◆ **Goal**
All lines below must be repeated exactly, with the pictures omitted.

◆ **Excerpt from a dataset**
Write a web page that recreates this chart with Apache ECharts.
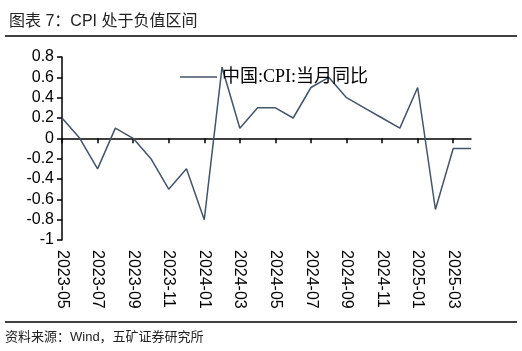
<!DOCTYPE html>
<html>
<head>
<meta charset="utf-8">
<script src="https://cdn.jsdelivr.net/npm/echarts@6/dist/echarts.min.js"></script>
<style>
html,body{margin:0;padding:0;background:#fff;}
#c{width:522px;height:351px;}
</style>
</head>
<body>
<div id="c"></div>
<script>
var categories = ["2023-05","2023-06","2023-07","2023-08","2023-09","2023-10","2023-11","2023-12",
  "2024-01","2024-02","2024-03","2024-04","2024-05","2024-06","2024-07","2024-08","2024-09","2024-10","2024-11","2024-12",
  "2025-01","2025-02","2025-03","2025-04"];
var cpiYoY = [0.2,0.0,-0.3,0.1,0.0,-0.2,-0.5,-0.3,-0.8,0.7,0.1,0.3,0.3,0.2,0.5,0.6,0.4,0.3,0.2,0.1,0.5,-0.7,-0.1,-0.1];
var seriesName = "中国:CPI:当月同比";
var titleText = "图表 7：CPI 处于负值区间";
var sourceText = "资料来源：Wind，五矿证券研究所";

var chart = echarts.init(document.getElementById('c'), null, {renderer:'canvas'});
var sans = "'Liberation Sans', Arial, 'Noto Sans CJK SC', sans-serif";
chart.setOption({
  animation:false,
  backgroundColor:'#fff',
  title:{text:titleText,left:4,top:9,textStyle:{fontSize:16,fontWeight:'normal',color:'#222',fontFamily:sans}},
  graphic:[
    {type:'line',shape:{x1:5,y1:36,x2:517,y2:36},style:{stroke:'#000',lineWidth:1.5}},
    {type:'line',shape:{x1:5,y1:322,x2:517,y2:322},style:{stroke:'#000',lineWidth:1.5}},
    {type:'text',left:5,top:331,style:{text:sourceText,fontSize:13,fill:'#222',fontFamily:sans}}
  ],
  legend:{
    data:[{name:seriesName,icon:'rect'}],left:175,top:63,itemWidth:37,itemHeight:1.5,itemGap:6,
    itemStyle:{color:'#44546A'},
    textStyle:{fontSize:18,color:'#000',fontFamily:"'Liberation Serif','Times New Roman','Noto Sans CJK SC',serif"}
  },
  grid:{left:62,right:51,top:57,bottom:111,containLabel:false},
  xAxis:[
    {type:'category',data:categories,boundaryGap:false,
     axisLine:{onZero:true,lineStyle:{color:'#000',width:1.5}},
     axisTick:{interval:1,length:5,lineStyle:{color:'#000',width:1.5}},
     axisLabel:{show:false},splitLine:{show:false}},
    {type:'category',data:categories,boundaryGap:false,position:'bottom',
     axisLine:{show:false,onZero:false},axisTick:{show:false},
     axisLabel:{interval:1,rotate:-90,margin:10,fontSize:16,color:'#000',fontFamily:sans},
     splitLine:{show:false}}
  ],
  yAxis:{type:'value',min:-1,max:0.8,interval:0.2,
    axisLine:{show:true,lineStyle:{color:'#000',width:1.5}},
    axisTick:{show:true,length:5,lineStyle:{color:'#000',width:1.5}},
    axisLabel:{margin:8,fontSize:16,color:'#000',fontFamily:sans,
      formatter:function(v){return String(Math.round(v*10)/10);}},
    splitLine:{show:false}},
  series:[{name:seriesName,type:'line',data:cpiYoY,symbol:'none',xAxisIndex:0,
    lineStyle:{color:'#44546A',width:1.5},itemStyle:{color:'#44546A'}}]
});
</script>
</body>
</html>
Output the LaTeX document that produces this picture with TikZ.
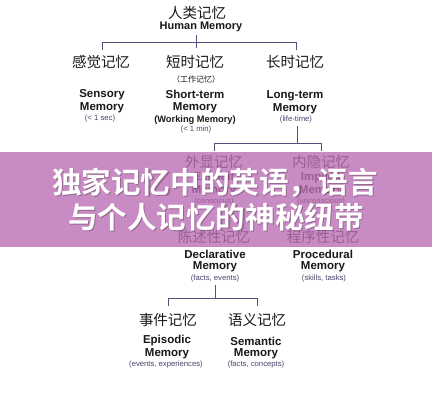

◆ **Result of this task**
Write a web page that recreates this chart with Apache ECharts.
<!DOCTYPE html>
<html>
<head>
<meta charset="utf-8">
<script src="https://cdn.jsdelivr.net/npm/echarts@6/dist/echarts.min.js"></script>
<style>
html,body{margin:0;padding:0;background:#fff;}
#c{width:522px;height:351px;}
</style>
</head>
<body>
<div id="c"></div>
<script>
var categories = ["2023-05","2023-06","2023-07","2023-08","2023-09","2023-10","2023-11","2023-12",
  "2024-01","2024-02","2024-03","2024-04","2024-05","2024-06","2024-07","2024-08","2024-09","2024-10","2024-11","2024-12",
  "2025-01","2025-02","2025-03","2025-04"];
var cpiYoY = [0.2,0.0,-0.3,0.1,0.0,-0.2,-0.5,-0.3,-0.8,0.7,0.1,0.3,0.3,0.2,0.5,0.6,0.4,0.3,0.2,0.1,0.5,-0.7,-0.1,-0.1];
var seriesName = "中国:CPI:当月同比";
var titleText = "图表 7：CPI 处于负值区间";
var sourceText = "资料来源：Wind，五矿证券研究所";

var chart = echarts.init(document.getElementById('c'), null, {renderer:'canvas'});
var sans = "'Liberation Sans', Arial, 'Noto Sans CJK SC', sans-serif";
chart.setOption({
  animation:false,
  backgroundColor:'#fff',
  title:{text:titleText,left:4,top:9,textStyle:{fontSize:16,fontWeight:'normal',color:'#222',fontFamily:sans}},
  graphic:[
    {type:'line',shape:{x1:5,y1:36,x2:517,y2:36},style:{stroke:'#000',lineWidth:1.5}},
    {type:'line',shape:{x1:5,y1:322,x2:517,y2:322},style:{stroke:'#000',lineWidth:1.5}},
    {type:'text',left:5,top:331,style:{text:sourceText,fontSize:13,fill:'#222',fontFamily:sans}}
  ],
  legend:{
    data:[{name:seriesName,icon:'rect'}],left:175,top:63,itemWidth:37,itemHeight:1.5,itemGap:6,
    itemStyle:{color:'#44546A'},
    textStyle:{fontSize:18,color:'#000',fontFamily:"'Liberation Serif','Times New Roman','Noto Sans CJK SC',serif"}
  },
  grid:{left:62,right:51,top:57,bottom:111,containLabel:false},
  xAxis:[
    {type:'category',data:categories,boundaryGap:false,
     axisLine:{onZero:true,lineStyle:{color:'#000',width:1.5}},
     axisTick:{interval:1,length:5,lineStyle:{color:'#000',width:1.5}},
     axisLabel:{show:false},splitLine:{show:false}},
    {type:'category',data:categories,boundaryGap:false,position:'bottom',
     axisLine:{show:false,onZero:false},axisTick:{show:false},
     axisLabel:{interval:1,rotate:-90,margin:10,fontSize:16,color:'#000',fontFamily:sans},
     splitLine:{show:false}}
  ],
  yAxis:{type:'value',min:-1,max:0.8,interval:0.2,
    axisLine:{show:true,lineStyle:{color:'#000',width:1.5}},
    axisTick:{show:true,length:5,lineStyle:{color:'#000',width:1.5}},
    axisLabel:{margin:8,fontSize:16,color:'#000',fontFamily:sans,
      formatter:function(v){return String(Math.round(v*10)/10);}},
    splitLine:{show:false}},
  series:[{name:seriesName,type:'line',data:cpiYoY,symbol:'none',xAxisIndex:0,
    lineStyle:{color:'#44546A',width:1.5},itemStyle:{color:'#44546A'}}]
});
</script>
</body>
</html>
Output the LaTeX document that produces this picture with TikZ.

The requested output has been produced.